The Challenge
A federal civilian agency responsible for grants management and program oversight was operating with reporting infrastructure built on three separate legacy systems, none of which shared a common data model. Monthly performance reports required analysts to manually extract data from all three systems, reconcile inconsistencies, and assemble outputs in spreadsheets — a process that consumed approximately 800 analyst hours per month and introduced reconciliation errors that required additional review cycles.
Leadership needed consolidated operational reporting, an auditable data pipeline for oversight purposes, and the analytical capability to move from lagging to leading indicators in program performance monitoring. The constraint: no disruption to the grant processing workflow during the transition.
The Approach
GRIPHCON began with a six-week data architecture assessment that mapped the existing data flows across all three legacy systems, documented the reconciliation logic embedded in the manual process, and identified the minimum viable data integration required to consolidate reporting without replacing legacy transaction systems.
The assessment produced three outputs that shaped the program design: a data model that unified the key entities across systems, a migration sequencing plan that preserved legacy system uptime throughout, and a risk register that identified the data quality issues most likely to surface during integration — issues that needed remediation before the new reporting layer could be trusted.
Phase one built the data integration layer — an event-driven pipeline that extracted data from legacy systems on a defined cadence, applied the reconciliation logic previously handled manually, and loaded a unified operational data store. The pipeline was instrumented with data quality monitoring from day one, with alerting thresholds established during the assessment.
Phase two built the reporting and analytics layer on top of the unified data store — a set of operational dashboards replacing the manual monthly reports, automated anomaly detection for program performance indicators, and a self-service query environment for analyst use.
What Changed
Manual reporting effort dropped from approximately 800 hours per month to under 60 hours — analyst time now spent on interpretation rather than assembly. Report production time compressed from 12 business days to same-day availability.

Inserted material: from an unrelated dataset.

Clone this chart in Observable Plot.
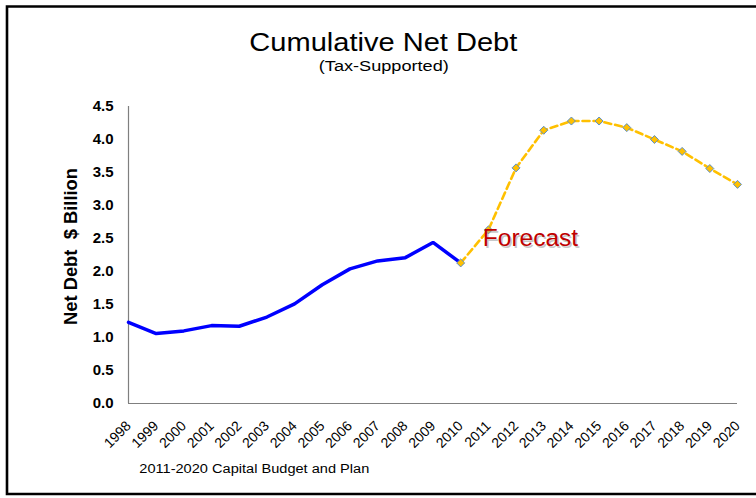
<!DOCTYPE html>
<html>
<head>
<meta charset="utf-8">
<script src="https://cdn.jsdelivr.net/npm/d3@7"></script>
<script src="https://cdn.jsdelivr.net/npm/@observablehq/plot@0.6"></script>
<style>
  html, body { margin: 0; padding: 0; background: #fff; }
  #wrap { position: relative; width: 756px; height: 498px; overflow: hidden; font-family: "Liberation Sans", Arial, sans-serif; }
  #wrap > svg { position: absolute; left: 0; top: 0; }
</style>
</head>
<body>
<div id="wrap"></div>
<script>
// ---- data ----
const actualYears = [1998, 1999, 2000, 2001, 2002, 2003, 2004, 2005, 2006, 2007, 2008, 2009, 2010];
const actualValues = [1.23, 1.06, 1.10, 1.18, 1.17, 1.31, 1.51, 1.80, 2.04, 2.16, 2.21, 2.44, 2.13];
const forecastYears = [2010, 2011, 2012, 2013, 2014, 2015, 2016, 2017, 2018, 2019, 2020];
const forecastValues = [2.13, 2.63, 3.57, 4.14, 4.28, 4.28, 4.18, 4.00, 3.82, 3.56, 3.32];
const xTicks = d3.range(1998, 2021);
const yTicks = [0, 0.5, 1.0, 1.5, 2.0, 2.5, 3.0, 3.5, 4.0, 4.5];
const titleText = "Cumulative Net Debt";
const subtitleText = "(Tax-Supported)";
const captionText = "2011-2020 Capital Budget and Plan";
const yLabelText = "Net Debt  $ Billion";
const forecastLabel = [{year: 2010.8, value: 2.5, text: "Forecast"}];

const actual = actualYears.map((y, i) => ({year: y, value: actualValues[i]}));
const forecast = forecastYears.map((y, i) => ({year: y, value: forecastValues[i]}));

const chart = Plot.plot({
  width: 756,
  height: 498,
  marginLeft: 128,
  marginRight: 19,
  marginTop: 106,
  marginBottom: 95,
  style: {fontFamily: "'Liberation Sans', Arial, sans-serif", fontSize: "12px", color: "#000", background: "transparent"},
  x: {type: "linear", domain: [1998, 2020]},
  y: {domain: [0, 4.5]},
  marks: [
    Plot.ruleX([1998], {stroke: "#7f7f7f", strokeWidth: 1.2}),
    Plot.ruleY([0], {stroke: "#7f7f7f", strokeWidth: 1.2}),
    Plot.axisY({ticks: yTicks, tickFormat: d3.format(".1f"), tickSize: 0, tickPadding: 15, fontSize: 15, fontWeight: "bold", label: null}),
    Plot.axisX({ticks: xTicks, tickFormat: d => String(d), tickSize: 0, tickPadding: 20, tickRotate: -45, fontSize: 14, label: null}),
    Plot.line(actual, {x: "year", y: "value", stroke: "#0000ff", strokeWidth: 3.5, strokeLinejoin: "miter"}),
    Plot.line(forecast, {x: "year", y: "value", stroke: "#ffc000", strokeWidth: 2.6, strokeDasharray: "7,4"}),
    Plot.dot(forecast, {x: "year", y: "value", symbol: "diamond2", r: 3.6, fill: "#ffc000", stroke: "#5b8fc7", strokeWidth: 1}),
    Plot.text(forecastLabel, {x: "year", y: "value", text: "text", textAnchor: "start", fontSize: 24.5, fill: "#999", fillOpacity: 0.55, dx: 1.5, dy: 1.5}),
    Plot.text(forecastLabel, {x: "year", y: "value", text: "text", textAnchor: "start", fontSize: 24.5, fill: "#c00000"})
  ]
});

const wrap = document.getElementById("wrap");
wrap.appendChild(chart);

// overlay: border frame, title, subtitle, y label, caption
const ns = "http://www.w3.org/2000/svg";
const ov = document.createElementNS(ns, "svg");
ov.setAttribute("width", 756);
ov.setAttribute("height", 498);
ov.style.pointerEvents = "none";
ov.innerHTML = `
  <path d="M760,6.5 H7 V494 H760" fill="none" stroke="#000" stroke-width="2.6"/>
  <text x="383.3" y="50.7" text-anchor="middle" font-family="'Liberation Sans', Arial, sans-serif" font-size="25" textLength="268" lengthAdjust="spacingAndGlyphs" fill="#000">${titleText}</text>
  <text x="383.8" y="70.5" text-anchor="middle" font-family="'Liberation Sans', Arial, sans-serif" font-size="14" textLength="130" lengthAdjust="spacingAndGlyphs" fill="#000">${subtitleText}</text>
  <text transform="translate(76.5,246.5) rotate(-90)" text-anchor="middle" style="white-space:pre" font-family="'Liberation Sans', Arial, sans-serif" font-weight="bold" font-size="18" textLength="157" lengthAdjust="spacingAndGlyphs" fill="#000">${yLabelText}</text>
  <text x="139.3" y="472.7" font-family="'Liberation Sans', Arial, sans-serif" font-size="12" textLength="230" lengthAdjust="spacingAndGlyphs" fill="#000">${captionText}</text>
`;
wrap.appendChild(ov);
</script>
</body>
</html>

The data quality monitoring layer surfaced three categories of data integrity issues in the legacy systems that had been obscured by the manual reconciliation process — issues that, once visible, prompted remediation work with material impact on program oversight accuracy.
Leadership gained access to weekly program performance indicators where previously only monthly lagging data was available, enabling earlier intervention in programs showing performance deterioration.
The program delivered within the 14-month timeline and within authorized budget, with zero disruption to grant processing operations during the transition period.
What Made the Difference
The decision to invest in a thorough data architecture assessment before beginning integration work paid for itself multiple times in avoided rework. The data quality issues surfaced in assessment would have caused significant delays if discovered mid-integration.
Embedding data quality monitoring from the first day of pipeline operation — rather than treating it as a post-launch addition — meant the team had real quality signal before the reporting layer went live, allowing issues to be resolved before stakeholders depended on the output.
Maintaining legacy systems in parallel throughout the transition, with a defined cutover rather than a phased decommission, eliminated the most significant operational risk and allowed the agency to validate the new system's outputs against the old process before committing.